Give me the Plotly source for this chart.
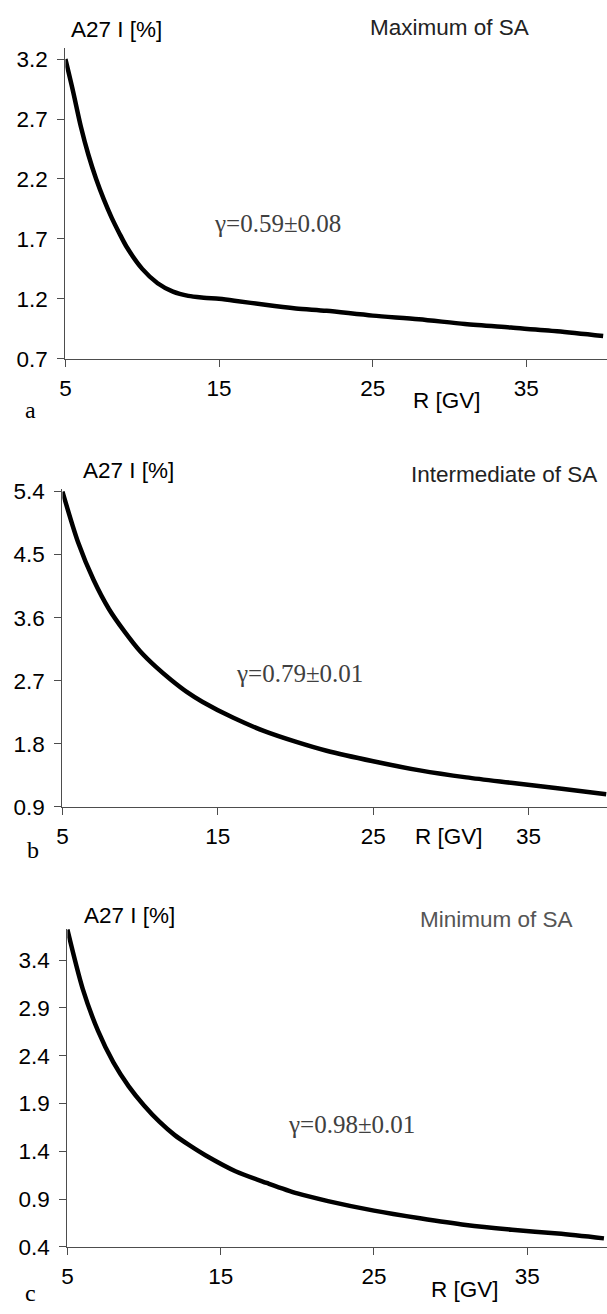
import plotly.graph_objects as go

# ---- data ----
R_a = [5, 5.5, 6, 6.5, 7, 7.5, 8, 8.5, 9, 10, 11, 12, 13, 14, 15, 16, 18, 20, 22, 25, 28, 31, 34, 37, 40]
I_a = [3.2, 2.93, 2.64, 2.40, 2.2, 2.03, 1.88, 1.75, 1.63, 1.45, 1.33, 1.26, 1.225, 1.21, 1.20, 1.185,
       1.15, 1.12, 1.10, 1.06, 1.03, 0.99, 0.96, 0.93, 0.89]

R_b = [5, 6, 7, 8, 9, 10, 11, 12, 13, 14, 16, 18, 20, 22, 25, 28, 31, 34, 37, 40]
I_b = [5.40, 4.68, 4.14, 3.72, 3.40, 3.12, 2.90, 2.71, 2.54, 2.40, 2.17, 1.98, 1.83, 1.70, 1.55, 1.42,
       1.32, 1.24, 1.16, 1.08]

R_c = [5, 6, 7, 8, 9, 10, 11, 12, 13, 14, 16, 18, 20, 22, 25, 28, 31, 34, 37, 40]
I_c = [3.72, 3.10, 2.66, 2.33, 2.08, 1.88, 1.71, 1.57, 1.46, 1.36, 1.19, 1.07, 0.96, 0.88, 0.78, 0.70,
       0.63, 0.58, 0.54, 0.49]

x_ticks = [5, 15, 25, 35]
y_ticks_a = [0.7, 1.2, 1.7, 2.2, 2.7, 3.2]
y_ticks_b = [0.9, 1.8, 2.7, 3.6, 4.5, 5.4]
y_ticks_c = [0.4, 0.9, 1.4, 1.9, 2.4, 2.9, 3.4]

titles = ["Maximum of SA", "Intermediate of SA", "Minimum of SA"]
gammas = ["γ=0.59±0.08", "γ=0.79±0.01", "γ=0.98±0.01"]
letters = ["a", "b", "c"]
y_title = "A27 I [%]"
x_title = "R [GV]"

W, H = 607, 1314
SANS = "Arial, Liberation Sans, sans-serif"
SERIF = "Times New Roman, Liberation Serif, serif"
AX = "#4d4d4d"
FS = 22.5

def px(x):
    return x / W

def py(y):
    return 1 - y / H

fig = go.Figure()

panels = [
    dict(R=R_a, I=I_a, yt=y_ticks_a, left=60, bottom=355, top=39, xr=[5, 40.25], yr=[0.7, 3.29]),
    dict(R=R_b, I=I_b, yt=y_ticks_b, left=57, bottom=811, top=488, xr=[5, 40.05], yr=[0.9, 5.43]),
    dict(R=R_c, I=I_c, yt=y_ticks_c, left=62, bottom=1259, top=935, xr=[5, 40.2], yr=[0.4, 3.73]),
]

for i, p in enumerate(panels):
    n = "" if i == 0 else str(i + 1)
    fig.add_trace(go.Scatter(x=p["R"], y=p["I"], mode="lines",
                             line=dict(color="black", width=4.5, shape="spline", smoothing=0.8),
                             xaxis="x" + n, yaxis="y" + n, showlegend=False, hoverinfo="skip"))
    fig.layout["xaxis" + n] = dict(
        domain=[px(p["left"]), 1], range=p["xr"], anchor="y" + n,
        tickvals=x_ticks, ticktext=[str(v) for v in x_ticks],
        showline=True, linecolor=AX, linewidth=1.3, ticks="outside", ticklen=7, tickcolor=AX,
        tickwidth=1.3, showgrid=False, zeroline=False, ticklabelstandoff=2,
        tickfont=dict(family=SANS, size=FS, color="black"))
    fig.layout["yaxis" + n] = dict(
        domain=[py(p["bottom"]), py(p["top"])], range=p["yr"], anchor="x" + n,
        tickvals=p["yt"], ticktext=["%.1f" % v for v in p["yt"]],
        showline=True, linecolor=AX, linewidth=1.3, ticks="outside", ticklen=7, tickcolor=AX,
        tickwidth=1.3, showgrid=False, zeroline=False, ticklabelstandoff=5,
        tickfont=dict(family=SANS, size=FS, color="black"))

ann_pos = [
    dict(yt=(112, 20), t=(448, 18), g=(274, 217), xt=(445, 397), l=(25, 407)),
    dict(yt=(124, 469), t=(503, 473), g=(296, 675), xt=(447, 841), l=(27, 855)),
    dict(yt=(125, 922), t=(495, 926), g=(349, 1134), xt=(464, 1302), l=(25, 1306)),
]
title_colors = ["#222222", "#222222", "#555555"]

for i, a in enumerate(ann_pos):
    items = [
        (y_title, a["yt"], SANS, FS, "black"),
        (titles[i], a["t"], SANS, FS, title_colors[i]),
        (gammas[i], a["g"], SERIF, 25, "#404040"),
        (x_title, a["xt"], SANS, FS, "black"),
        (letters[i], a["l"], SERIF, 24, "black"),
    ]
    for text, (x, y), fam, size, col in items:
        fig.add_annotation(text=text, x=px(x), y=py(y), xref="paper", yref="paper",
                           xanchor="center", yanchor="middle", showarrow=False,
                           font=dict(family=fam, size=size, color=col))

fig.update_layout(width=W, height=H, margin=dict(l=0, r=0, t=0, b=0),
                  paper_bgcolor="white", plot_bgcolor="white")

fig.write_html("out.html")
———
PROBLEM TO WORK ON.
With the pictures left out, restate word for word every line of the data above, from the first down to the line that contains "return x / W".

RESPONSE FOR THIS EXERCISE.
Give me the Plotly source for this chart.
import plotly.graph_objects as go

# ---- data ----
R_a = [5, 5.5, 6, 6.5, 7, 7.5, 8, 8.5, 9, 10, 11, 12, 13, 14, 15, 16, 18, 20, 22, 25, 28, 31, 34, 37, 40]
I_a = [3.2, 2.93, 2.64, 2.40, 2.2, 2.03, 1.88, 1.75, 1.63, 1.45, 1.33, 1.26, 1.225, 1.21, 1.20, 1.185,
       1.15, 1.12, 1.10, 1.06, 1.03, 0.99, 0.96, 0.93, 0.89]

R_b = [5, 6, 7, 8, 9, 10, 11, 12, 13, 14, 16, 18, 20, 22, 25, 28, 31, 34, 37, 40]
I_b = [5.40, 4.68, 4.14, 3.72, 3.40, 3.12, 2.90, 2.71, 2.54, 2.40, 2.17, 1.98, 1.83, 1.70, 1.55, 1.42,
       1.32, 1.24, 1.16, 1.08]

R_c = [5, 6, 7, 8, 9, 10, 11, 12, 13, 14, 16, 18, 20, 22, 25, 28, 31, 34, 37, 40]
I_c = [3.72, 3.10, 2.66, 2.33, 2.08, 1.88, 1.71, 1.57, 1.46, 1.36, 1.19, 1.07, 0.96, 0.88, 0.78, 0.70,
       0.63, 0.58, 0.54, 0.49]

x_ticks = [5, 15, 25, 35]
y_ticks_a = [0.7, 1.2, 1.7, 2.2, 2.7, 3.2]
y_ticks_b = [0.9, 1.8, 2.7, 3.6, 4.5, 5.4]
y_ticks_c = [0.4, 0.9, 1.4, 1.9, 2.4, 2.9, 3.4]

titles = ["Maximum of SA", "Intermediate of SA", "Minimum of SA"]
gammas = ["γ=0.59±0.08", "γ=0.79±0.01", "γ=0.98±0.01"]
letters = ["a", "b", "c"]
y_title = "A27 I [%]"
x_title = "R [GV]"

W, H = 607, 1314
SANS = "Arial, Liberation Sans, sans-serif"
SERIF = "Times New Roman, Liberation Serif, serif"
AX = "#4d4d4d"
FS = 22.5

def px(x):
    return x / W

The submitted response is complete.